Cantey Davis was a jock back then. His hero was Coach Bob Fowler, who’d won 15 Varsity letters at Earlham, the Quaker university at Richmond, Indiana. Coach Bob was 6’8” in the days when nobody else was tall enough to dunk basketballs. He inspired exemplary deportment without having to raise his voice. As a matter of fact, whenever Coach Bob wasn’t grinning, things got quiet. He was trying to teach Cantey to control his temper.
Coach Bob’s brother Jim caught hawks and hunted with them. At the time he was off somewhere in South America catching a harpy eagle. Before he made a name for himself on Wild Kingdom, our mothers warned us if we didn’t study hard, we’d end up like that worthless Jim Fowler, though we thought it took a lot of class to choose a profession by a pun on your last name.
I was sure to make my own fortune very soon after getting out of Dougherty County. I might go down to South America myself, I thought. Carve an enormous pecan plantation out of the Brazilian jungle and oversee it by horseback. I bet by God Margaret Wilson would listen up when I set up a concert grand piano for her in the grand hall of my antebellum mansion. I’d saunter in, remove my Panama hat from disheveled ducktails, lean against the doorway in my muddy English knee boots listening to Mozart with one critical eyebrow raised. I pictured her in a flowing white dress playing the concert grand or nursing me back to health from some romantic disease that didn’t involve dysentery or urinary discharges. Something like malaria, with cold chills and hot fevers. I’d lie in a high canopy bed, hovering near death, as she applied cold compresses to my winged temples. The idea of dying didn’t bother me a bit, nor did the fact that nothing in my high school curriculum had prepared me for carving out colonial plantations. In retrospect, I’ve known only two people in my life who contracted malaria. Mr. Haslam, owner of the Greatest Used Bookstore in the World, caught a fatal dose in Africa, and Jimmy Gray, who picked his up in Viet Nam. Jimmy assured me that malaria (at least the Vietnamese strain) isn’t romantic.

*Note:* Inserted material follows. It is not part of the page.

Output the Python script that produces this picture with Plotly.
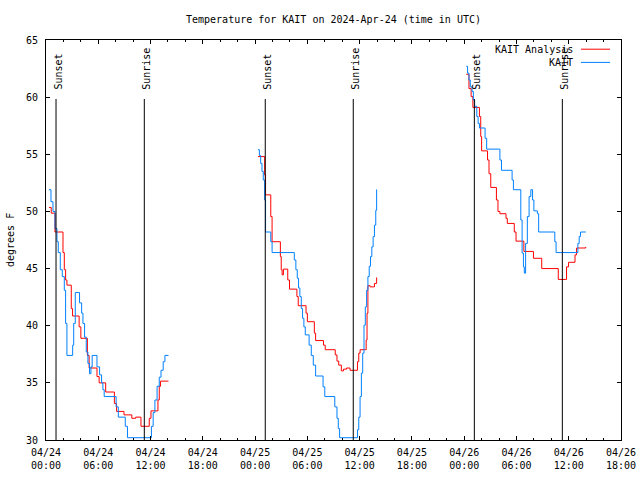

Cantey, bound for Dartmouth on a football and academic scholarship, was saving his cash from a temporary job delivering Easter flowers in a bunny costume for his Uncle Jim Pace, the florist. Cantey was supposed to hippity‑hop from the delivery truck to the front door with floral bouquets husbands ordered for their wives. The best hippity‑hop Cantey could manage was a lope interceded by a spastic lurch among the barking dogs and the gaggles of children who swarmed him barking and screaming, nipping and grabbing at his cotton tail.
The public danger lay in the disguise. The floppy‑ears and demented buck‑tooth smile of the headpiece innocuously masked a simmering rage stoked and maintained by teenage and adult tormentors who couldn’t estimate Cantey’s disposition and who didn’t, therefore, know when to let up, and at evening twilight of Easter Sunday, some tedious husbands with too much Jim Beam under their belts harassed a rabid bunny rabbit beyond the restraint Coach Bob had taught him.
“You ain’t going to believe this,” a neighborhood spectator called in to 911, “but they’s a big pink rabbit at a Easter Egg hunt in Hilsman Park steady kicking ass.”
Puzzled police arrived on a broken field of scattered egg basket and wounded fathers, an enormous bunny with a missing tail and one amputated ear hulking back to a white van full of lilies, slamming the door.